Print the lines of the listing below verbatim from its first line through the line bearing "(bendE) at (587,563);". Any pictures are to be omitted.

Given material:
☆ ☆ ☆ ☆ ☆

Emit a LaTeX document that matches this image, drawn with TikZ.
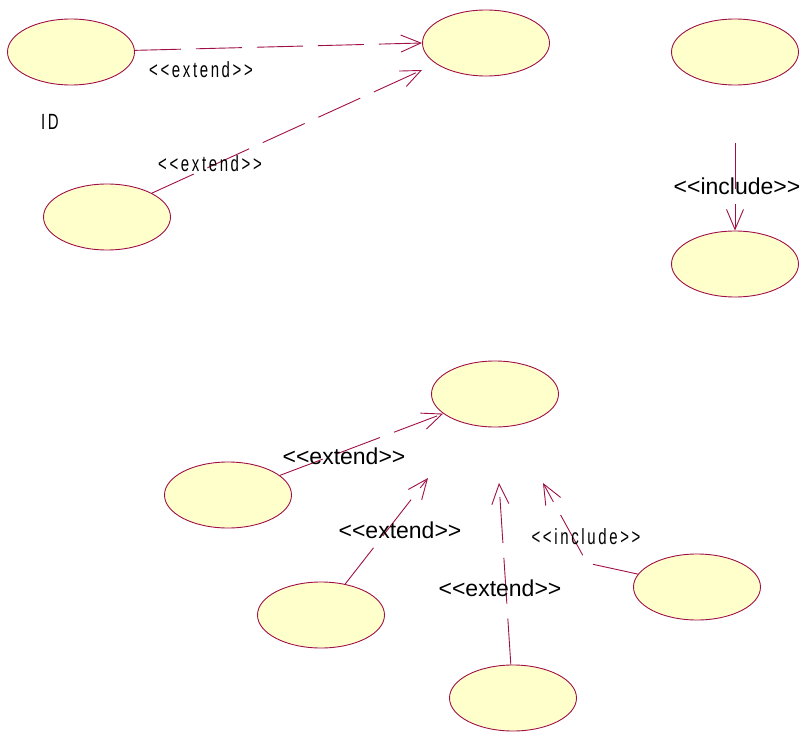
\documentclass[tikz,border=0pt]{standalone}
\usepackage{fontspec}
\setsansfont{Liberation Sans}
\newfontfamily\narrowfont[FakeStretch=0.68,LetterSpace=12]{Liberation Sans}
\usetikzlibrary{shapes.geometric,arrows.meta}
\definecolor{umlred}{RGB}{160,16,72}
\definecolor{umlfill}{RGB}{255,255,204}
\tikzset{
  usecase/.style={ellipse, draw=umlred, fill=umlfill, line width=0.9pt,
    minimum width=127pt, minimum height=66pt, inner sep=0pt},
  depend/.style={draw=umlred, line width=0.9pt, dash pattern=on 46pt off 15pt,
    -{Straight Barb[length=20pt,width=17pt]}},
  biglabel/.style={font=\sffamily\fontsize{23}{23}\selectfont, inner sep=0pt},
  smalllabel/.style={font=\narrowfont\fontsize{22}{22}\selectfont, inner sep=0pt}
}
\newcommand{\stereo}[1]{<{}<#1>{}>}
\begin{document}
\begin{tikzpicture}[x=1pt, y=-1pt, font=\sffamily]
      \useasboundingbox (0,0) rectangle (806,733);
      % use cases
      \foreach \n/\x/\y in {ucA/71/52, ucB/486/43, ucC/735/52, ucD/107/217,
          ucE/735/264, ucF/495/394, ucG/228/495, ucH/321/615, ucI/513/698, ucJ/697/587} {
        \node[usecase] (\n) at (\x,\y) {};
      }
      % free ends
      \coordinate (tipA) at (422,43);
      \coordinate (tipB) at (422,70);
      \coordinate (tipC) at (428,478);
      \coordinate (tipD) at (499,483);
      \coordinate (tipE) at (543,483);
      \coordinate (bendE) at (587,563);

      % relations
      \draw[depend] (ucA) -- (tipA);
      \draw[depend] (ucD.28) -- (tipB);
      \draw[depend, shorten <=58pt] (ucC) -- (ucE);
      \draw[depend] (ucG) -- (ucF);
      \draw[depend] (ucH) -- (tipC);
      \draw[depend] (ucI) -- (tipD);
      \draw[depend] (ucJ) -- (bendE) -- (tipE);

      % labels
      \node[smalllabel] (lblA) at (201,70) {\stereo{extend}};
      \node[smalllabel] (lblB) at (210,164) {\stereo{extend}};
      \node[smalllabel] (lblId) at (50,122) {ID};
      \node[biglabel] (lblC) at (737,186) {\stereo{include}};
      \node[biglabel] (lblG) at (344,456) {\stereo{extend}};
      \node[biglabel] (lblH) at (400,530) {\stereo{extend}};
      \node[biglabel] (lblI) at (500,588) {\stereo{extend}};
      \node[smalllabel] (lblJ) at (586,537) {\stereo{include}};
\end{tikzpicture}
\end{document}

☆ ☆ ☆ ☆ ☆

Full answer:
Emit a LaTeX document that matches this image, drawn with TikZ.
\documentclass[tikz,border=0pt]{standalone}
\usepackage{fontspec}
\setsansfont{Liberation Sans}
\newfontfamily\narrowfont[FakeStretch=0.68,LetterSpace=12]{Liberation Sans}
\usetikzlibrary{shapes.geometric,arrows.meta}
\definecolor{umlred}{RGB}{160,16,72}
\definecolor{umlfill}{RGB}{255,255,204}
\tikzset{
  usecase/.style={ellipse, draw=umlred, fill=umlfill, line width=0.9pt,
    minimum width=127pt, minimum height=66pt, inner sep=0pt},
  depend/.style={draw=umlred, line width=0.9pt, dash pattern=on 46pt off 15pt,
    -{Straight Barb[length=20pt,width=17pt]}},
  biglabel/.style={font=\sffamily\fontsize{23}{23}\selectfont, inner sep=0pt},
  smalllabel/.style={font=\narrowfont\fontsize{22}{22}\selectfont, inner sep=0pt}
}
\newcommand{\stereo}[1]{<{}<#1>{}>}
\begin{document}
\begin{tikzpicture}[x=1pt, y=-1pt, font=\sffamily]
      \useasboundingbox (0,0) rectangle (806,733);
      % use cases
      \foreach \n/\x/\y in {ucA/71/52, ucB/486/43, ucC/735/52, ucD/107/217,
          ucE/735/264, ucF/495/394, ucG/228/495, ucH/321/615, ucI/513/698, ucJ/697/587} {
        \node[usecase] (\n) at (\x,\y) {};
      }
      % free ends
      \coordinate (tipA) at (422,43);
      \coordinate (tipB) at (422,70);
      \coordinate (tipC) at (428,478);
      \coordinate (tipD) at (499,483);
      \coordinate (tipE) at (543,483);
      \coordinate (bendE) at (587,563);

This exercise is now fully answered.